Lepcis Magna, Plaza and Nymphaeum

Lepcis Magna: Phoenician colony, later part of the Carthaginian empire, the kingdom of Massinissa, and the Roman empire. Its most famous son was the emperor Septimius Severus (r.193-211).

Nymphaeum

Plaza and Nymphaeum

East of the Palaestra, the Colonnaded Street begins, which connected the Hadrianic Baths and the Palaestra to the Port of Lepcis Magna. At the beginning of the Colonnaded Street was an oval place, which the excavators called the "Plaza". The southeastern part of it was a Nymphaeum, a wall-like fountain.

Plaza pavement on a rainy day

The arch to the left on the firsy photo marks the beginning of the Colonnaded Street; if you passed through it, you would be on the southeastern sidewalk. The arch to the right, which is only partly visible on the photo, was the beginning of the sidewalk along a street connecting the Palaestra and the Hadrianic Baths to the Wadi Lebda. Colonnaded Street and Plaza were constructed during the reign of Septimius Severus (r.193-211).

Of course the Nymphaeum was beautifully decorated. There were two levels of marble columns, made of cipollino from Euboea (lower level) and red granite from Egypt (upper level); in the niches, there must have been statues. Essentially, this fountain was like the wall behind the stage of a Roman theater.

Dedication to Septimia Polla

The walls must have been covered with plates of expensive marble, and of course there must have been statues of the Nymphs, the goddesses of the sources. The central apse, where these sculptures must have stood, were destroyed by a flash flood in 1986. The parapet appears to be a later addition.

Across the plaza was an exedra (a semi-circular area), of which hardly anything remains, except for several columns of grey, Egyptian granite. However, what survives is quite interesting: the inscription of an expensive silver statue dedicated to Septimia Polla, a sister of the father of the emperor Septimius Severus.note The amount of silver covering the statue equals almost fifty-two kilos and documents the incredibly wealth of the elite of the Roman Empire. The statue itself was, of course, made of a different material, natural stone.

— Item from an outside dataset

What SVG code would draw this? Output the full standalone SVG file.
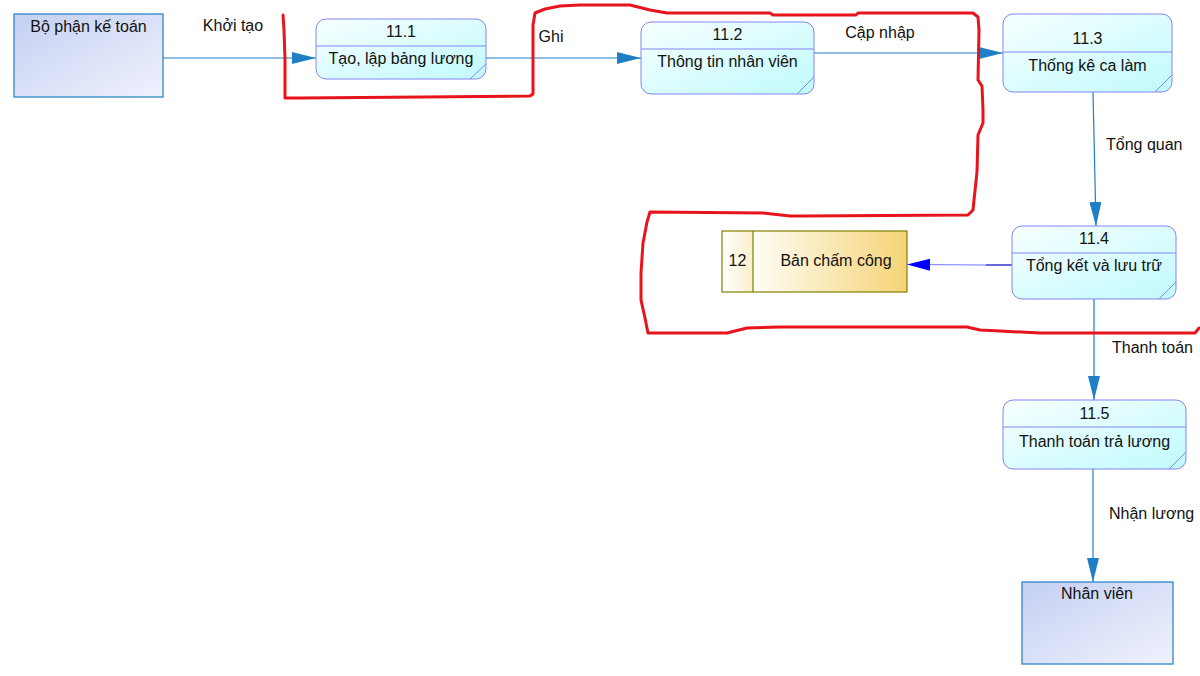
<svg xmlns="http://www.w3.org/2000/svg" width="1200" height="676" viewBox="0 0 1200 676">
<style>
text{font-family:"Liberation Sans",Arial,sans-serif;font-size:16px;fill:#111}
.c{text-anchor:middle}
.proc{fill:url(#procGrad);stroke:#8585f5;stroke-width:1}
.div{stroke:#8585f5;stroke-width:1}
.fold{stroke:#8585f5;stroke-width:1;fill:none}
.ent{fill:url(#entGrad);stroke:#1f7fc4;stroke-width:1.2}
.flow{stroke:#1f7fc4;stroke-width:1.2;fill:none;marker-end:url(#arr)}
.red{fill:none;stroke:#e8141c;stroke-width:3;stroke-linejoin:round;stroke-linecap:round}
</style>
<defs>
<linearGradient id="procGrad" x1="0" y1="0" x2="1" y2="1">
<stop offset="0" stop-color="#f8ffff"/>
<stop offset="1" stop-color="#c0fafd"/>
</linearGradient>
<linearGradient id="entGrad" x1="0" y1="0" x2="1" y2="1">
<stop offset="0" stop-color="#c4d0f2"/>
<stop offset="1" stop-color="#f0f2fd"/>
</linearGradient>
<linearGradient id="storeGrad" x1="0" y1="0" x2="1" y2="0">
<stop offset="0" stop-color="#fffdf6"/>
<stop offset="1" stop-color="#f5d375"/>
</linearGradient>
<linearGradient id="cellGrad" x1="0" y1="0" x2="1" y2="0">
<stop offset="0" stop-color="#ffffff"/>
<stop offset="1" stop-color="#fbefcc"/>
</linearGradient>
<marker id="arr" markerUnits="userSpaceOnUse" markerWidth="26" markerHeight="14" refX="24" refY="6" orient="auto">
<path d="M0,0 L24,6 L0,12 z" fill="#1f7fc4"/>
</marker>
<marker id="arrB" markerUnits="userSpaceOnUse" markerWidth="26" markerHeight="14" refX="23" refY="6" orient="auto">
<path d="M0,0 L23,6 L0,12 z" fill="#0000ff"/>
</marker>
</defs>
<rect width="1200" height="676" fill="#ffffff"/>

<g id="connectors">
<path class="flow" d="M163,58 H316"/>
<path class="flow" d="M486,58 H641"/>
<path class="flow" d="M814,53 H1003"/>
<path class="flow" d="M1093,92 L1096,226"/>
<path class="flow" d="M1094,299 V400"/>
<path class="flow" d="M1093,469 V582"/>
<path d="M1012,265 H986" stroke="#0000cc" stroke-width="1.2" fill="none"/>
<path d="M986,265 L907,264.5" stroke="#7878ff" stroke-width="1.2" fill="none" marker-end="url(#arrB)"/>
<text x="233" y="31" class="c">Khởi tạo</text>
<text x="551" y="42" class="c">Ghi</text>
<text x="880" y="38" class="c">Cập nhập</text>
<text x="1106" y="150">Tổng quan</text>
<text x="1112" y="353">Thanh toán</text>
<text x="1109" y="519">Nhận lương</text>
</g>

<g id="ke-toan">
<rect class="ent" x="14" y="14" width="149" height="83"/>
<text x="88.5" y="32" class="c">Bộ phận kế toán</text>
</g>

<g id="p11-1">
<rect class="proc" x="316" y="19" width="170" height="60" rx="10"/>
<line class="div" x1="316" y1="46" x2="486" y2="46"/>
<path class="fold" d="M470,79 L486,64"/>
<text x="401" y="37" class="c">11.1</text>
<text x="401" y="64" class="c">Tạo, lập bảng lương</text>
</g>

<g id="p11-2">
<rect class="proc" x="641" y="22" width="173" height="72" rx="10"/>
<line class="div" x1="641" y1="49" x2="814" y2="49"/>
<path class="fold" d="M797,94 L814,77"/>
<text x="727.5" y="40" class="c">11.2</text>
<text x="727.5" y="67" class="c">Thông tin nhân viên</text>
</g>

<g id="p11-3">
<rect class="proc" x="1003" y="14" width="169" height="78" rx="10"/>
<line class="div" x1="1003" y1="52" x2="1172" y2="52"/>
<path class="fold" d="M1155,92 L1172,75"/>
<text x="1087.5" y="44" class="c">11.3</text>
<text x="1087.5" y="71" class="c">Thống kê ca làm</text>
</g>

<g id="p11-4">
<rect class="proc" x="1012" y="226" width="164" height="73" rx="10"/>
<line class="div" x1="1012" y1="253" x2="1176" y2="253"/>
<path class="fold" d="M1159,299 L1176,282"/>
<text x="1094" y="244" class="c">11.4</text>
<text x="1094" y="271" class="c">Tổng kết và lưu trữ</text>
</g>

<g id="store-12">
<rect x="722" y="231" width="31" height="61" fill="url(#cellGrad)"/>
<rect x="753" y="231" width="154" height="61" fill="url(#storeGrad)"/>
<rect x="722" y="231" width="185" height="61" fill="none" stroke="#808000" stroke-width="1.2"/>
<line x1="753" y1="231" x2="753" y2="292" stroke="#808000" stroke-width="1.2"/>
<text x="737.5" y="266" class="c">12</text>
<text x="836" y="266" class="c">Bản chấm công</text>
</g>

<g id="p11-5">
<rect class="proc" x="1003" y="400" width="183" height="69" rx="10"/>
<line class="div" x1="1003" y1="427" x2="1186" y2="427"/>
<path class="fold" d="M1169,469 L1186,452"/>
<text x="1094.5" y="419" class="c">11.5</text>
<text x="1094.5" y="447" class="c">Thanh toán trả lương</text>
</g>

<g id="nhan-vien">
<rect class="ent" x="1022" y="582" width="151" height="82"/>
<text x="1097" y="599" class="c">Nhân viên</text>
</g>

<path class="red" d="M283,15 L284,30 L285,60 L285,98 L300,98 L423,97 L530,96 L533,94 L533,60 L533,25 L535,13 L545,9 L560,6 L580,5 L630,5 L650,10 L667,13 L770,13 L773,15 L856,15 L858,13 L973,13 L978,17 L979,30 L978,80 L982,86 L983,110 L983,123 L978,135 L977,172 L974,200 L973,210 L968,215 L803,216 L790,216 L763,213 L650,212 L647,222 L643,243 L641,273 L641,300 L645,318 L648,333 L700,333 L727,333 L747,328 L780,327 L967,327 L980,330 L1000,331 L1040,333 L1195,333 L1199,328"/>
</svg>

To Septimia Polla, daughter of Lucius Septimius Severus, duumvir, forever priest, has Publius Septimius Geta, heir of his most sacred sister, erected this [statue] from 144½ pounds of silver and 10½ ounces of the most splendid quality, as decreed in her will. To this gift was added one twentieth and 4½ pounds, 10½ ounces of silver more than had been bequeathed.